Mike Leigh’s new film Peterloo is the cinema of class war. It’s an unrepentantly pro-working class, anti-ruling class piece of work which every single Labour Party member, trade unionist and campaigner needs to see writes Andy Stowe.
Virtually all British historical cinema and TV drama seems to be about World War Two or what kings, queens and aristocrats were doing. The working class characters that feature are either the comic relief or marginal to the story. Leigh flips that. His ruling class characters are comedic grotesques or one-dimensional ciphers. It’s the working class people who are fully delineated individuals working out where they fit into their society and the class struggle.
The Peterloo massacre is one of those events that is always left out of the officially approved version of history. This is a proudly regional film celebrating Manchester’s radical traditions, but even there the event lacks a proper public memorial and isn’t taught in schools. In the spirit of Mike Leigh’s storytelling, this review will oblige you to do your own research on all but the most essential facts. In interviews he’s said that he deliberately avoided the usual device at the end of such films of having captions naming the dead or the consequences of the slaughter.
What you do need to know is that in August 1819 a working class demonstration in support of universal male suffrage was attacked by the Manchester and Salford Yeomanry. They were an irregular armed force of the local bourgeoisie drunk on beer and class hatred. By holding the demonstration on a Monday, the demonstration’s organisers had effectively called a general strike to demand the right to vote. Estimates of the numbers of demonstrators range from 60-100 000 and the number murdered by the Yeomanry from ten to twenty. It’s thought that about five hundred people were wounded.
At two and a half hours, it’s dauntingly long but every second is gripping. Leigh and his cast use the time superbly to recreate working class life, and in particular the radical movement of the early nineteenth century. Many of the speeches of the period were written down and versions of them are delivered to us as part of the script. We follow the strategic and tactical debates of the radicals and we listen in on the planning meetings of the men who prepared and authorised the slaughter. Criticisms of the film’s pace and florid language are misplaced, these, along with the northern English cast, are the very things that make it so evocative.

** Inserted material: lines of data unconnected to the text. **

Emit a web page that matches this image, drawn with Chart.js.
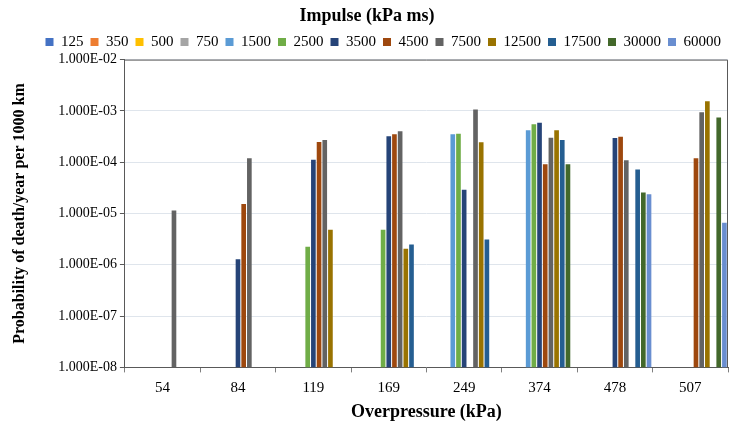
<!DOCTYPE html>
<html>
<head>
<meta charset="utf-8">
<script src="https://cdn.jsdelivr.net/npm/chart.js@4"></script>
<style>
  body { margin: 0; background: #fff; }
  #wrap { width: 735px; height: 423px; }
</style>
</head>
<body>
<div id="wrap"><canvas id="chart"></canvas></div>
<script>
// --- Data ---
const overpressure = ["54", "84", "119", "169", "249", "374", "478", "507"];
const impulse = ["125", "350", "500", "750", "1500", "2500", "3500", "4500", "7500", "12500", "17500", "30000", "60000"];

const i125   = [null, null, null, null, null, null, null, null];
const i350   = [null, null, null, null, null, null, null, null];
const i500   = [null, null, null, null, null, null, null, null];
const i750   = [null, null, null, null, null, null, null, null];
const i1500  = [null, null, null, null, 3.5e-4, 4.2e-4, null, null];
const i2500  = [null, null, 2.25e-6, 4.8e-6, 3.6e-4, 5.5e-4, null, null];
const i3500  = [null, 1.28e-6, 1.11e-4, 3.2e-4, 2.9e-5, 5.9e-4, 2.96e-4, null];
const i4500  = [null, 1.54e-5, 2.47e-4, 3.5e-4, null, 9.1e-5, 3.13e-4, 1.2e-4];
const i7500  = [1.15e-5, 1.2e-4, 2.7e-4, 4.0e-4, 1.07e-3, 3.0e-4, 1.09e-4, 9.4e-4];
const i12500 = [null, null, 4.8e-6, 2.06e-6, 2.44e-4, 4.2e-4, null, 1.55e-3];
const i17500 = [null, null, null, 2.5e-6, 3.12e-6, 2.7e-4, 7.2e-5, null];
const i30000 = [null, null, null, null, null, 9.1e-5, 2.58e-5, 7.4e-4];
const i60000 = [null, null, null, null, null, null, 2.36e-5, 6.6e-6];

const seriesValues = [i125, i350, i500, i750, i1500, i2500, i3500, i4500, i7500, i12500, i17500, i30000, i60000];
const seriesColors = ["#4472C4", "#ED7D31", "#FFC000", "#A5A5A5", "#5B9BD5", "#70AD47",
                      "#264478", "#9E480E", "#636363", "#997300", "#255E91", "#43682B", "#698ED0"];

const serif = "'Liberation Serif', 'Times New Roman', serif";

// --- Build chart ---
const datasets = impulse.map((name, i) => ({
  label: name,
  data: seriesValues[i],
  backgroundColor: seriesColors[i],
  borderColor: seriesColors[i],
  borderWidth: 0,
  categoryPercentage: 0.98,
  barPercentage: 0.82
}));

function sciLabel(v) {
  const e = Math.round(Math.log10(v));
  const sign = e < 0 ? "-" : "+";
  const a = Math.abs(e);
  return "1.000E" + sign + (a < 10 ? "0" + a : a);
}

new Chart(document.getElementById("chart"), {
  type: "bar",
  data: { labels: overpressure, datasets },
  options: {
    responsive: true,
    maintainAspectRatio: false,
    animation: false,
    layout: { padding: { left: 6, right: 7, top: 0, bottom: 0 } },
    plugins: {
      title: {
        display: true,
        text: "Impulse (kPa ms)",
        color: "#000",
        font: { family: serif, size: 18, weight: "bold" },
        padding: { top: 6, bottom: 0 }
      },
      legend: {
        position: "top",
        align: "end",
        labels: {
          color: "#000",
          font: { family: serif, size: 15 },
          boxWidth: 8,
          boxHeight: 8,
          padding: 7
        }
      },
      tooltip: { enabled: false }
    },
    scales: {
      x: {
        grid: {
          display: true,
          offset: true,
          drawOnChartArea: false,
          tickLength: 5,
          color: "#7f7f7f"
        },
        border: { color: "#595959" },
        ticks: { color: "#000", font: { family: serif, size: 15 }, padding: 7 },
        title: {
          display: true,
          text: "Overpressure (kPa)",
          color: "#000",
          font: { family: serif, size: 18, weight: "bold" },
          padding: { top: -3, bottom: 0 }
        }
      },
      y: {
        type: "logarithmic",
        min: 1e-8,
        max: 1e-2,
        afterBuildTicks: axis => {
          axis.ticks = axis.ticks.filter(t => Math.abs(Math.log10(t.value) - Math.round(Math.log10(t.value))) < 1e-6);
        },
        grid: { color: "#dfe5ec", tickLength: 5, tickColor: "#595959" },
        border: { color: "#595959" },
        ticks: {
          color: "#000",
          font: { family: serif, size: 14 },
          padding: 3,
          callback: v => sciLabel(v)
        },
        title: {
          display: true,
          text: "Probability of death/year per 1000 km",
          color: "#000",
          font: { family: serif, size: 16, weight: "bold" },
          padding: { bottom: 26 }
        }
      }
    }
  },
  plugins: [{
    id: "frame",
    afterDraw(chart) {
      const { ctx, chartArea: a } = chart;
      ctx.save();
      ctx.strokeStyle = "#595959";
      ctx.lineWidth = 1;
      ctx.beginPath();
      ctx.moveTo(a.left, a.top + 0.5);
      ctx.lineTo(a.right - 0.5, a.top + 0.5);
      ctx.lineTo(a.right - 0.5, a.bottom);
      ctx.stroke();
      ctx.restore();
    }
  }]
});
</script>
</body>
</html>
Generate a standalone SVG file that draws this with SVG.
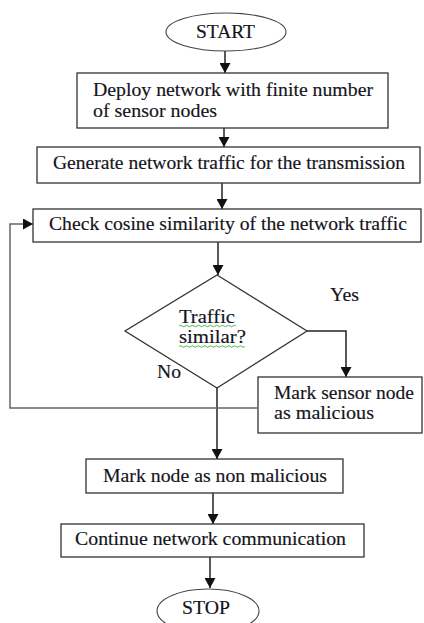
<svg xmlns="http://www.w3.org/2000/svg" width="424" height="623" viewBox="0 0 424 623">
  <defs>
    <marker id="arrow" markerUnits="userSpaceOnUse" markerWidth="10" markerHeight="11" refX="10" refY="5.5" orient="auto">
      <path d="M0,0 L10,5.5 L0,11 z" fill="#111"/>
    </marker>
    <style>
      .box { fill: #fff; stroke: #333; stroke-width: 1.3; }
      .term { fill: #fff; stroke: #444; stroke-width: 1.1; }
      .link { fill: none; stroke: #222; stroke-width: 1.5; }
      .loop { fill: none; stroke: #666; stroke-width: 1.5; }
      .lbl { font-family: "Liberation Serif", "Times New Roman", serif; font-size: 18px; fill: #141420; stroke: #141420; stroke-width: 0.15; }
      .squiggle { fill: none; stroke: #3cae3c; stroke-width: 0.9; }
    </style>
  </defs>

  <rect width="424" height="623" fill="#fff"/>

  <!-- connectors -->
  <g id="connectors">
    <line class="link" x1="225" y1="51" x2="225" y2="73" marker-end="url(#arrow)"/>
    <line class="link" x1="224" y1="128" x2="224" y2="147" marker-end="url(#arrow)"/>
    <line class="link" x1="222" y1="183" x2="222" y2="209" marker-end="url(#arrow)"/>
    <line class="link" x1="218" y1="242" x2="218" y2="275" marker-end="url(#arrow)"/>
    <polyline class="link" points="307,331 346,331 346,377" marker-end="url(#arrow)"/>
    <line class="link" x1="217" y1="388" x2="217" y2="459" marker-end="url(#arrow)"/>
    <line class="link" x1="213" y1="493" x2="213" y2="524" marker-end="url(#arrow)"/>
    <line class="link" x1="210" y1="557" x2="210" y2="588" marker-end="url(#arrow)"/>
    <polyline class="loop" points="257,408 10,408 10,224 33,224" marker-end="url(#arrow)"/>
  </g>

  <g id="start">
    <ellipse class="term" cx="226" cy="32" rx="60" ry="19"/>
    <text class="lbl" x="196" y="38" textLength="59" lengthAdjust="spacingAndGlyphs">START</text>
  </g>

  <g id="deploy">
    <rect class="box" x="77" y="73" width="311" height="55"/>
    <text class="lbl" x="93" y="96" textLength="280" lengthAdjust="spacingAndGlyphs">Deploy network with finite number</text>
    <text class="lbl" x="93" y="117" textLength="124" lengthAdjust="spacingAndGlyphs">of sensor nodes</text>
  </g>

  <g id="generate">
    <rect class="box" x="37" y="147" width="383" height="36"/>
    <text class="lbl" x="53" y="169" textLength="352" lengthAdjust="spacingAndGlyphs">Generate network traffic for the transmission</text>
  </g>

  <g id="check">
    <rect class="box" x="33" y="209" width="388" height="33"/>
    <text class="lbl" x="49" y="230" textLength="358" lengthAdjust="spacingAndGlyphs">Check cosine similarity of the network traffic</text>
  </g>

  <g id="decision">
    <polygon class="box" points="217,275 307,331 217,388 125,331"/>
    <text class="lbl" x="179" y="323" textLength="56" lengthAdjust="spacingAndGlyphs">Traffic</text>
    <text class="lbl" x="179" y="343" textLength="67" lengthAdjust="spacingAndGlyphs">similar?</text>
    <path class="squiggle" d="M179,326 q1.5,-1.5 3,0 t3,0 t3,0 t3,0 t3,0 t3,0 t3,0 t3,0 t3,0 t3,0 t3,0 t3,0 t3,0 t3,0 t3,0 t3,0 t3,0 t3,0 t3,0"/>
    <path class="squiggle" d="M179,346.5 q1.5,-1.5 3,0 t3,0 t3,0 t3,0 t3,0 t3,0 t3,0 t3,0 t3,0 t3,0 t3,0 t3,0 t3,0 t3,0 t3,0 t3,0 t3,0 t3,0 t3,0 t3,0 t3,0 t3,0"/>
    <text class="lbl" x="330" y="301" textLength="29" lengthAdjust="spacingAndGlyphs">Yes</text>
    <text class="lbl" x="157" y="378" textLength="24" lengthAdjust="spacingAndGlyphs">No</text>
  </g>

  <g id="malicious">
    <rect class="box" x="258" y="377" width="164" height="56"/>
    <text class="lbl" x="274" y="399" textLength="140" lengthAdjust="spacingAndGlyphs">Mark sensor node</text>
    <text class="lbl" x="274" y="419" textLength="100" lengthAdjust="spacingAndGlyphs">as malicious</text>
  </g>

  <g id="non-malicious">
    <rect class="box" x="86" y="459" width="257" height="34"/>
    <text class="lbl" x="103" y="482" textLength="224" lengthAdjust="spacingAndGlyphs">Mark node as non malicious</text>
  </g>

  <g id="continue">
    <rect class="box" x="61" y="524" width="303" height="33"/>
    <text class="lbl" x="75" y="545" textLength="271" lengthAdjust="spacingAndGlyphs">Continue network communication</text>
  </g>

  <g id="stop">
    <ellipse class="term" cx="208" cy="611" rx="51" ry="22"/>
    <text class="lbl" x="182" y="614" textLength="48" lengthAdjust="spacingAndGlyphs">STOP</text>
  </g>
</svg>
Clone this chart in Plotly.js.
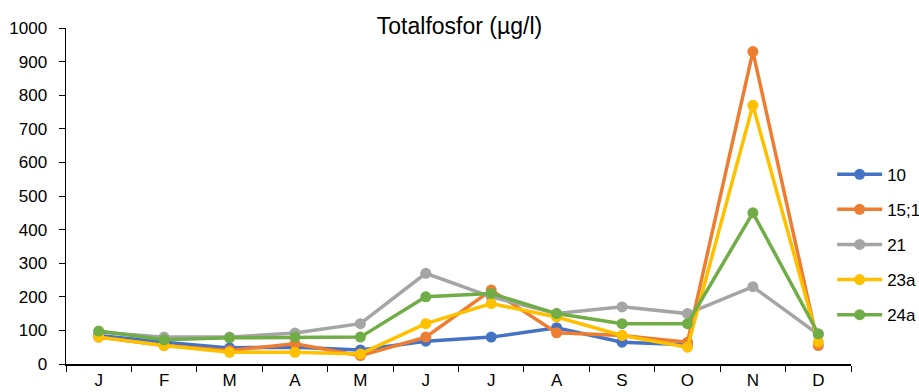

An almost forgotten world of English working class organisation is reconstructed for us. This movement lacks the revolutionary fervour of the French san culottes of a generation earlier, replacing it with a mixture of religious ideas and democratic demands. It pre-figures the British labour movement’s fervent devotion to reform and obeying the law.
The penultimate chapter is the massacre itself. It’s presented as an intimate affair with many of the killers knowing their victims. This wasn’t rifles at a distance – it was sabres hacking into bodies – and the camera is always giving a demonstrator’s eye view.
Maxine Peake, who plays one of the central characters, is unambiguous about Peterloo’s contemporary relevance:
“It’s a vicious circle we go round and round in. If we’re looking at the effect of zero hours contracts, food banks, mass unemployment, the debacle that’s universal credit…..that’s what I find so distressing 200 years later we’re still in the same position today.”
Leigh himself has said that he wants people to draw their own conclusions after watching it. Here are mine.
The state and the ruling class are willing to use violence and murder to put down large radical movements. Peterloo stands in a line with Amritsar, Ballymurphy, Blood Sunday, the police attacks on the miners and the Wapping strikers.
Some debates always recur in radical movements. Should we be entirely peaceful? Should we have some sort of defence in place in case we are attacked? Should we go on the offensive and use violence ourselves?
Large movements always seem to attract a gifted orator and populariser who is simultaneously devoted to the ideas but has an ego which he (and it always is) feels removes him from democratic constraints.
This is a superb film which is successful in achieving the epic quality the subject deserved. Leigh and his cast have created a wonderful and enduring visual memorial to those early martyrs of the working class democratic movement.
Marx remarked that people don’t make history in circumstances of their own choosing. We can only guess at the process by which Leigh got his film funded by Amazon, the company whose warehouses are the modern equivalent of the 19th century cotton mills. There’s an aptness to it, and to the fact that it’s the only time I’ve heard a cinema audience boo a film’s distributor.